We all know what happened to them five days later -- and here, the unexpected effects of scaling up are important. The ship's designers made the Titanic immune to collision with any existing vessel, but had forgotten that nature puts far more massive objects in the ocean. They devised powerful new machines for installing the three-and-a-half million rivets that held the structure together, but did not know how freezing temperatures could make those rivets brittle. They installed Signor Marconi's new invention, radio, but had no protocols for its use, so that warnings of icebergs from other ships were swamped by the personal messages of first-class passengers. (Many, no doubt, on the lines of, "I'm on the Titanic!"). They fitted more than the legally-required number of lifeboats, but had not considered that the legal requirement accommodated less than half the ship's company. Their capacity to plan had not expanded to match their capacity to build. As designers and financiers, they had opened a new era; but as managers, navigators and sailors, they were still accepting the unknown risks of the age of sail.

The world rapidly grows smaller when death is standing next to you, but how rapidly is a critical question. The first lifeboats went off half-full, because passengers preferred the comforting, illuminated bulk of the sinking ship to a frail cockleshell on the pitiless ocean. The lifeboats did not return to pick up more passengers because they feared that bulk -- sucking them down as it dove for a sea-floor two miles below. For some, the narrowing of life's scope gave them the chance to show extraordinary courage and self-sacrifice: Wallace Hartley and his musicians, switching from soothing waltzes to hymn tunes when the waves reached their ankles; the unknown steward, leading his flock of steerage passengers to safety through the tilting entrails of the ship. For others, narrow-mindedness took a different form: seeking a scapegoat. The chairman of the White Star Line, J. Bruce Ismay, still receives entirely unsubstantiated blame for what was the failure of a system, not a man. His tragedy was to survive and live for another twenty-five execrated years.

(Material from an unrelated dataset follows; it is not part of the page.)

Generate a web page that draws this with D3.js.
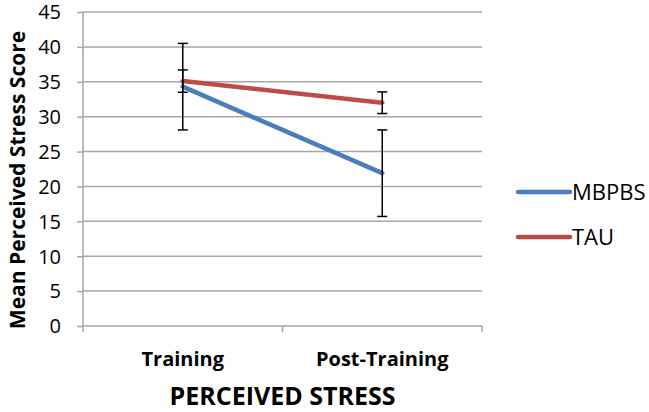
<!DOCTYPE html>
<html>
<head>
<meta charset="utf-8">
<script src="https://cdn.jsdelivr.net/npm/d3@7"></script>
<style>
html,body{margin:0;padding:0;background:#fff;}
svg{display:block;}
text{font-family:"Open Sans",sans-serif;}
</style>
</head>
<body>
<svg id="chart" width="649" height="412"></svg>
<script>
const categories = ["Training", "Post-Training"];
const seriesNames = ["MBPBS", "TAU"];
const mbpbsMeans = [34.3, 21.9];
const mbpbsErrors = [6.2, 6.2];
const tauMeans = [35.1, 32.0];
const tauErrors = [1.6, 1.55];
const yTicks = [0, 5, 10, 15, 20, 25, 30, 35, 40, 45];
const colors = ["#4a7ebb", "#be4b48"];

const series = [
  {name: seriesNames[0], means: mbpbsMeans, errs: mbpbsErrors, color: colors[0]},
  {name: seriesNames[1], means: tauMeans, errs: tauErrors, color: colors[1]}
];

const svg = d3.select("#chart");
const pLeft = 83, pRight = 482, pTop = 12, pBottom = 326;

const x = d3.scaleBand().domain(categories).range([pLeft, pRight]).padding(0);
const y = d3.scaleLinear().domain([0, 45]).range([pBottom, pTop]);
const cx = c => x(c) + x.bandwidth() / 2;

// gridlines
svg.append("g").selectAll("line").data(yTicks.filter(t => t > 0)).join("line")
  .attr("x1", pLeft).attr("x2", pRight)
  .attr("y1", d => y(d)).attr("y2", d => y(d))
  .attr("stroke", "#a6a6a6").attr("stroke-width", 1.5);

// y axis
const yAxis = d3.axisLeft(y).tickValues(yTicks).tickSize(6).tickPadding(16);
const gy = svg.append("g").attr("transform", `translate(${pLeft},0)`).call(yAxis);
gy.select(".domain").attr("stroke", "#a6a6a6").attr("stroke-width", 1.5).attr("d", `M0,${y(0)}V${y(45)}`);
gy.selectAll(".tick line").attr("stroke", "#a6a6a6").attr("stroke-width", 1.5);
gy.selectAll(".tick text").attr("font-size", 20).attr("fill", "#000").attr("font-family", "Open Sans").attr("dy", "0.34em");

// x axis
const xAxis = d3.axisBottom(x).tickSize(0).tickFormat("");
const gx = svg.append("g").attr("transform", `translate(0,${pBottom})`).call(xAxis);
gx.select(".domain").attr("stroke", "#a6a6a6").attr("stroke-width", 1.5).attr("d", `M${pLeft},0H${pRight}`);
gx.selectAll(".tick").remove();
const xBoundaries = [pLeft, x(categories[1]), pRight];
gx.selectAll("line.b").data(xBoundaries).join("line").attr("class","b")
  .attr("x1", d => d).attr("x2", d => d).attr("y1", 0).attr("y2", 6)
  .attr("stroke", "#a6a6a6").attr("stroke-width", 1.5);

// x labels
svg.append("g").selectAll("text").data(categories).join("text")
  .attr("x", d => cx(d)).attr("y", 366)
  .attr("text-anchor", "middle").attr("font-size", 20).attr("font-weight", "bold")
  .attr("fill", "#000").text(d => d);

// lines
const line = d3.line().x((d, i) => cx(categories[i])).y(d => y(d));
svg.append("g").selectAll("path").data(series).join("path")
  .attr("d", s => line(s.means)).attr("fill", "none")
  .attr("stroke", s => s.color).attr("stroke-width", 4.5).attr("stroke-linecap", "round");

// error bars
series.forEach(s => {
  const g = svg.append("g");
  s.means.forEach((m, i) => {
    const px = cx(categories[i]);
    const lo = y(m - s.errs[i]), hi = y(m + s.errs[i]);
    g.append("line").attr("x1", px).attr("x2", px).attr("y1", lo).attr("y2", hi).attr("stroke", "#000").attr("stroke-width", 1.5);
    [lo, hi].forEach(v => g.append("line").attr("x1", px - 5).attr("x2", px + 5).attr("y1", v).attr("y2", v).attr("stroke", "#000").attr("stroke-width", 1.5));
  });
});

// axis titles
svg.append("text").attr("transform", `translate(25,180) rotate(-90)`)
  .attr("text-anchor", "middle").attr("font-size", 21).attr("font-weight", "bold").attr("fill", "#000")
  .text("Mean Perceived Stress Score");
svg.append("text").attr("x", (pLeft + pRight) / 2).attr("y", 405)
  .attr("text-anchor", "middle").attr("font-size", 25).attr("font-weight", "bold").attr("fill", "#000")
  .text("PERCEIVED STRESS");

// legend
const lg = svg.append("g").selectAll("g").data(series).join("g")
  .attr("transform", (d, i) => `translate(518,${192 + i * 45})`);
lg.append("line").attr("x1", 0).attr("x2", 52).attr("y1", 0).attr("y2", 0)
  .attr("stroke", d => d.color).attr("stroke-width", 4.5).attr("stroke-linecap", "round");
lg.append("text").attr("x", 54).attr("y", 0).attr("dy", "0.36em")
  .attr("font-size", 22).attr("fill", "#000").text(d => d.name);
</script>
</body>
</html>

The 1,517 people who drowned in the Titanic disaster did not die in vain. In inquiries on both sides of the Atlantic and new international agreements for maritime safety, we began to make the rules necessary for a bigger and better-connected world. We now admit that scaling up size increases complexity; the larger systems become, the greater the likelihood of unseen contingencies. Every project risks its iceberg. Nothing is too big to fail; instead, the bigger it is, the more insidious and thus devastating its modes of failure must be. Engineers, at least, know this: it seems someone forgot to tell the bankers.